Luca tilts his head to the side, like he can’t figure out why I’d want to know. “You want extra sedatives or something?”
Has he forgotten my little brother is sick?? That he could die if he doesn’t have his medication?
My regard for him dwindles into a pit of nothingness. My high school-like crush, the fluttering connection, or simply infatuation of his sexiness - whatever you want to call it - grows less and less with each day he shows me the man beneath his well-crafted mask.
Does the minute good, the love he professes and the time he spent helping me through my Father’s death months ago, overshadow the person he’s proving himself to be?

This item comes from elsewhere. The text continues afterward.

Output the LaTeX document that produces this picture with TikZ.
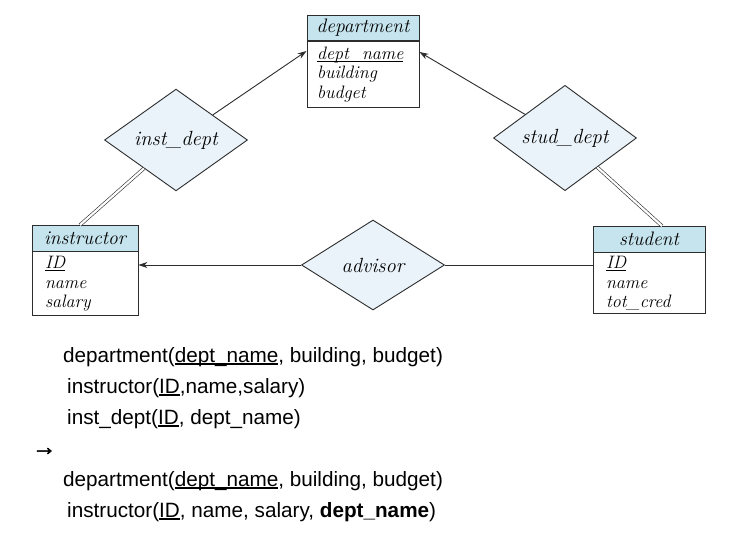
\documentclass[tikz,border=0pt]{standalone}
\usepackage{fontspec}
\newfontfamily\arialf{Liberation Sans}
\newfontfamily\arrf[FakeBold=2.2]{Liberation Sans}
\usetikzlibrary{shapes.geometric,arrows.meta,calc}
\definecolor{hdr}{RGB}{198,228,238}
\definecolor{dia}{RGB}{234,243,250}
\definecolor{ln}{RGB}{45,45,45}
\newcommand\erul[1]{\setbox0\hbox{#1}\rlap{\rule[-2.2pt]{\wd0}{0.8pt}}\box0}
\newcommand\txul[1]{\setbox0\hbox{#1}\rlap{\rule[-2.6pt]{\wd0}{1.3pt}}\box0}
\tikzset{
  hdrbox/.style={draw=ln, line width=0.9pt, fill=hdr, inner sep=0pt,
    font=\itshape\fontsize{19.5}{19.5}\selectfont},
  bodybox/.style={draw=ln, line width=0.9pt, fill=white, inner ysep=0pt,
    align=left, font=\itshape\fontsize{18}{19.5}\selectfont},
  rel/.style={diamond, draw=ln, line width=0.9pt, fill=dia, inner sep=0pt,
    minimum width=143pt, minimum height=90pt,
    font=\itshape\fontsize{20.5}{20.5}\selectfont},
  conn/.style={draw=ln, line width=0.9pt},
  arr/.style={conn, -{Stealth[length=9pt,width=6pt]}},
  dbl/.style={draw=ln, line width=0.6pt, double=white, double distance=2.2pt},
  txt/.style={anchor=base west, inner sep=0pt, font=\arialf\fontsize{20.7}{24}\selectfont}
}
\begin{document}
\begin{tikzpicture}[x=1pt,y=-1pt]
\useasboundingbox[fill=white] (0,0) rectangle (754,548);

% department
\node[hdrbox, minimum width=112pt, minimum height=25pt] (deph) at (363,28) {department};
\node[bodybox, text width=92pt, inner xsep=10pt, minimum height=66pt, anchor=north] (depb) at (deph.south) {\erul{dept\_name}\\building\\budget};

% instructor
\node[hdrbox, minimum width=106pt, minimum height=26pt] (insh) at (85,238) {instructor};
\node[bodybox, text width=80pt, inner xsep=13pt, minimum height=64pt, anchor=north] (insb) at (insh.south) {\erul{ID}\\name\\salary};

% student
\node[hdrbox, minimum width=112pt, minimum height=26pt] (stuh) at (649,239) {student};
\node[bodybox, text width=86pt, inner xsep=13pt, minimum height=61pt, anchor=north] (stub) at (stuh.south) {\erul{ID}\\name\\tot\_cred};

% relationships
\node[rel] (inst) at (176,140) {inst\_dept};
\node[rel] (stud) at (565,138) {stud\_dept};
\node[rel] (adv) at (373,265) {advisor};

% connector end points
\coordinate (dpL) at (depb.north west |- 0,51);
\coordinate (dpR) at (depb.north east |- 0,52);
\coordinate (inT) at (80,225);
\coordinate (stT) at (662,226);

\draw[arr] (inst) -- (dpL);
\draw[arr] (stud) -- (dpR);
\draw[dbl] (inst) -- (inT);
\draw[dbl] (stud) -- (stT);
\draw[arr] (adv.west) -- (adv.west -| insb.east);
\draw[conn] (adv.east) -- (adv.east -| stub.west);

% text
\node[txt] (t1) at (63,362) {department(\txul{dept\_name}, building, budget)};
\node[txt] (t2) at (67,393) {instructor(\txul{ID},name,salary)};
\node[txt] (t3) at (67,424) {inst\_dept(\txul{ID}, dept\_name)};
\node[txt, font=\arrf\fontsize{24}{24}\selectfont] (t4) at (32,455) {→};
\node[txt] (t5) at (63,486) {department(\txul{dept\_name}, building, budget)};
\node[txt] (t6) at (67,517) {instructor(\txul{ID}, name, salary, \textbf{dept\_name})};
\end{tikzpicture}
\end{document}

I don’t know.
If he doesn’t remember about Jer, I’m not going to be the one to clue him in. When I don’t say anything, he responds anyway. “She’s in a faculty house next door to Robert and your mom. It’s gray with tattered siding, but she thinks it’s her palace. Doesn’t let anybody but Price and Robert inside.”
Lovely.
“Thank you.”
He nods, going back to the conversation I’d gotten in the middle of.
I tune them out while they chat, thinking about getting to see Jer again after so long. Will he be upset with me for not coming around? He wasn’t awake the day Prudence banned me from his presence, and he’s only a little boy. He may blame me for leaving him with her.
I hope not.
I want so badly to just go over there right now and yank him from her viselike tentacles — but I know that’s selfish of me, and would likely confuse the fuck out of him.
Not to mention Ainsley. I haven’t decided what to do about my little sister yet.
No, I don’t know her, haven’t had the opportunity to teach her I’m someone good in her life, but I can’t just leave her here. Can I?
She’s the youngest person at The Compound right now. That, to me, says she’s someone important. Infants are rare — I’m sure they’ll keep a close eye on her. If nothing else, she’s potential for the human population to grow once again, when she’s older. Sick, but true.
Tired of thinking of all the ‘what ifs’, I get back to planning with the men. It’s going to be a long afternoon
.
CHAPTER 24
By the time we have things organized the best we’re able with Luca, dinner has long passed. Luca leaves for the lab around eleven, saying he needs to feed the prisoners and Zerks and check in on a few things. Grab the sedatives from Nance to knock out Price and all that.
We’re going to hit the lab in three weeks. That’s how long Luca thinks it will take to gather everything we’ll need. And unbeknown to him, will give Cade’s team the chance to make the trek here from their safe house — sneaking around Zerk hordes takes time and effort…. I just hope in that time, no one else dies.
I hate this. All of it. I can’t wait for it to be finished.
Cade comes over to me, brow creased in concern at my worn-out appearance. The bags under my eyes have grown their own bag-children in the last twenty-four hours, I know. I can feel them, the ugly purple bastards. It’s been a long time since I allowed myself to relax — sleep deeply. He can see the strain, and I’m glad I don’t have to hide part of myself from him. I let him absorb it all, the beauty and the ugliness that is my existence. He doesn’t turn away.
Cupping my face, making me feel small, he leans down and brushes a kiss across my lips. “Sleep now, or after?” He asks cryptically.
My nose crinkles in confusion. “After what?”
Chuckling, he traces his hands down my arms, curving back up and under them to grab hold of my waist. “After I have you writhing and screaming beneath me.”
Mouth rounding out in a silent ‘o’ a slow grin makes its way across my face. Cade wants a repeat.
Is it wrong I’m not in the mood for slow and sweet? I think on it for a minute before shaking my head at myself. No, I don’t believe so.
I need to forget for a little while what we’re about to throw ourselves into. I tell him as much. And maybe he does too, because his reply is instant. “Then let’s forget together.”